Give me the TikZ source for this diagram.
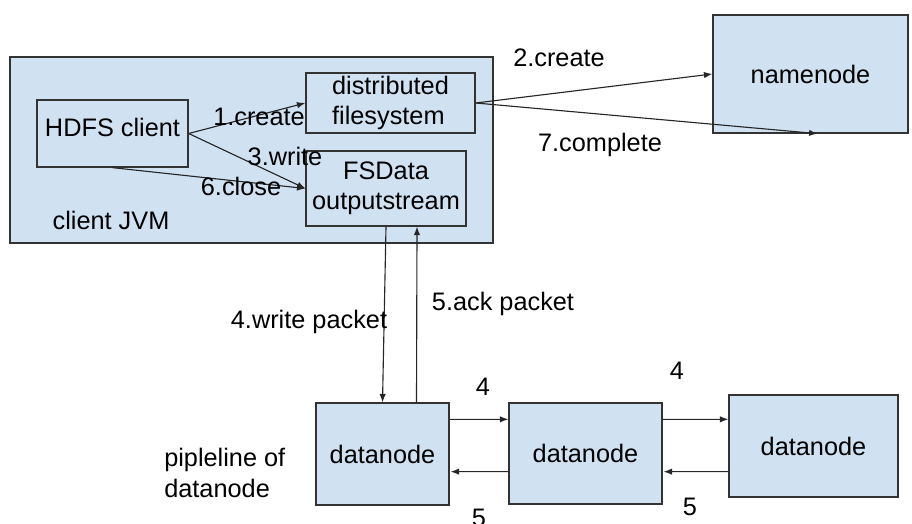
\documentclass[tikz,border=0pt]{standalone}
\usepackage{fontspec}
\setmainfont{Liberation Sans}
\usetikzlibrary{arrows.meta,calc}
\definecolor{boxblue}{RGB}{208,225,242}

\begin{document}
\begin{tikzpicture}[x=0.025cm,y=-0.025cm,
  every node/.style={font=\fontsize{18}{21.5}\selectfont},
  box/.style={draw=black!80,fill=boxblue,line width=0.9pt,inner sep=0pt,align=center},
  lbl/.style={inner sep=0pt,text height=0.72em,text depth=0pt},
  arrow/.style={-{Latex[length=2.1mm,width=1.6mm]},line width=0.8pt,draw=black!85}
]
  \useasboundingbox (0,0) rectangle (912,524);
  \node[box,minimum width=12.075cm,minimum height=4.65cm] (jvm) at (251.5,150) {};
  \node[box,minimum width=3.775cm,minimum height=1.675cm,text depth=0.33cm] (hdfs) at (112.5,133.5) {HDFS client};
  \node[box,align=left,minimum width=4.225cm,minimum height=1.5cm] (dfs) at (390.5,103) {distributed\\filesystem};
  \node[box,minimum width=4cm,minimum height=1.875cm] (fsd) at (386,188.5) {FSData\\outputstream};
  \node[box,minimum width=4.875cm,minimum height=2.95cm] (nn) at (810.5,74) {namenode};
  \node[box,minimum width=3.325cm,minimum height=2.55cm] (dn1) at (382.5,454) {datanode};
  \node[box,minimum width=3.825cm,minimum height=2.525cm] (dn2) at (585.5,453.5) {datanode};
  \node[box,minimum width=4.225cm,minimum height=2.55cm] (dn3) at (813.5,446) {datanode};
  % client side
  \draw[arrow] (hdfs.east) -- (dfs.west);
  \draw[arrow] (hdfs.east) -- (fsd.west);
  \draw[arrow] (hdfs.south) -- (fsd.west);
  % namenode
  \draw[arrow] (dfs.east) -- (nn.west);
  \draw[arrow] (dfs.east) -- ($(nn.south)+(7,0)$);
  % packets
  \draw[arrow] (fsd.south) -- (dn1.north);
  \draw[arrow] ($(dn1.north)+(34,0)$) -- ($(fsd.south)+(31,0)$);
  % pipeline
  \draw[arrow] ($(dn1.north east)+(0,17)$) -- ($(dn2.north west)+(0,17)$);
  \draw[arrow] ($(dn2.south west)+(0,-33)$) -- ($(dn1.south east)+(1,-34)$);
  \draw[arrow] ($(dn2.north east)+(0,17)$) -- ($(dn3.north west)+(0,25)$);
  \draw[arrow] ($(dn3.south west)+(0,-26)$) -- ($(dn2.south east)+(1,-33)$);
  % labels
  \node[lbl] (lcreate) at (259,120) {1.create};
  \node[lbl] (lwrite) at (285,160) {3.write};
  \node[lbl] (lclose) at (241,190) {6.close};
  \node[lbl] (ljvm) at (111,224) {client JVM};
  \node[lbl] (lcreatenn) at (559,61) {2.create};
  \node[lbl] (lcomplete) at (600,146) {7.complete};
  \node[lbl] (lwpacket) at (309,323) {4.write packet};
  \node[lbl] (lack) at (503,305) {5.ack packet};
  \node[lbl] (lfour) at (483,390) {4};
  \node[lbl] (lfive) at (479,521) {5};
  \node[lbl] (lfourb) at (677,374) {4};
  \node[lbl] (lfiveb) at (690,510) {5};
  \node[inner sep=0pt,align=left,anchor=west] (lpipe) at (164,473) {pipleline of\\datanode};
\end{tikzpicture}
\end{document}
_ _ _ _
• _EXERCISE TASK_:
Write out the material above again, word for word, minus its pictures.

• _WRITTEN RESPONSE_:
Give me the TikZ source for this diagram.
\documentclass[tikz,border=0pt]{standalone}
\usepackage{fontspec}
\setmainfont{Liberation Sans}
\usetikzlibrary{arrows.meta,calc}
\definecolor{boxblue}{RGB}{208,225,242}

\begin{document}
\begin{tikzpicture}[x=0.025cm,y=-0.025cm,
  every node/.style={font=\fontsize{18}{21.5}\selectfont},
  box/.style={draw=black!80,fill=boxblue,line width=0.9pt,inner sep=0pt,align=center},
  lbl/.style={inner sep=0pt,text height=0.72em,text depth=0pt},
  arrow/.style={-{Latex[length=2.1mm,width=1.6mm]},line width=0.8pt,draw=black!85}
]
  \useasboundingbox (0,0) rectangle (912,524);
  \node[box,minimum width=12.075cm,minimum height=4.65cm] (jvm) at (251.5,150) {};
  \node[box,minimum width=3.775cm,minimum height=1.675cm,text depth=0.33cm] (hdfs) at (112.5,133.5) {HDFS client};
  \node[box,align=left,minimum width=4.225cm,minimum height=1.5cm] (dfs) at (390.5,103) {distributed\\filesystem};
  \node[box,minimum width=4cm,minimum height=1.875cm] (fsd) at (386,188.5) {FSData\\outputstream};
  \node[box,minimum width=4.875cm,minimum height=2.95cm] (nn) at (810.5,74) {namenode};
  \node[box,minimum width=3.325cm,minimum height=2.55cm] (dn1) at (382.5,454) {datanode};
  \node[box,minimum width=3.825cm,minimum height=2.525cm] (dn2) at (585.5,453.5) {datanode};
  \node[box,minimum width=4.225cm,minimum height=2.55cm] (dn3) at (813.5,446) {datanode};
  % client side
  \draw[arrow] (hdfs.east) -- (dfs.west);
  \draw[arrow] (hdfs.east) -- (fsd.west);
  \draw[arrow] (hdfs.south) -- (fsd.west);
  % namenode
  \draw[arrow] (dfs.east) -- (nn.west);
  \draw[arrow] (dfs.east) -- ($(nn.south)+(7,0)$);
  % packets
  \draw[arrow] (fsd.south) -- (dn1.north);
  \draw[arrow] ($(dn1.north)+(34,0)$) -- ($(fsd.south)+(31,0)$);
  % pipeline
  \draw[arrow] ($(dn1.north east)+(0,17)$) -- ($(dn2.north west)+(0,17)$);
  \draw[arrow] ($(dn2.south west)+(0,-33)$) -- ($(dn1.south east)+(1,-34)$);
  \draw[arrow] ($(dn2.north east)+(0,17)$) -- ($(dn3.north west)+(0,25)$);
  \draw[arrow] ($(dn3.south west)+(0,-26)$) -- ($(dn2.south east)+(1,-33)$);
  % labels
  \node[lbl] (lcreate) at (259,120) {1.create};
  \node[lbl] (lwrite) at (285,160) {3.write};
  \node[lbl] (lclose) at (241,190) {6.close};
  \node[lbl] (ljvm) at (111,224) {client JVM};
  \node[lbl] (lcreatenn) at (559,61) {2.create};
  \node[lbl] (lcomplete) at (600,146) {7.complete};
  \node[lbl] (lwpacket) at (309,323) {4.write packet};
  \node[lbl] (lack) at (503,305) {5.ack packet};
  \node[lbl] (lfour) at (483,390) {4};
  \node[lbl] (lfive) at (479,521) {5};
  \node[lbl] (lfourb) at (677,374) {4};
  \node[lbl] (lfiveb) at (690,510) {5};
  \node[inner sep=0pt,align=left,anchor=west] (lpipe) at (164,473) {pipleline of\\datanode};
\end{tikzpicture}
\end{document}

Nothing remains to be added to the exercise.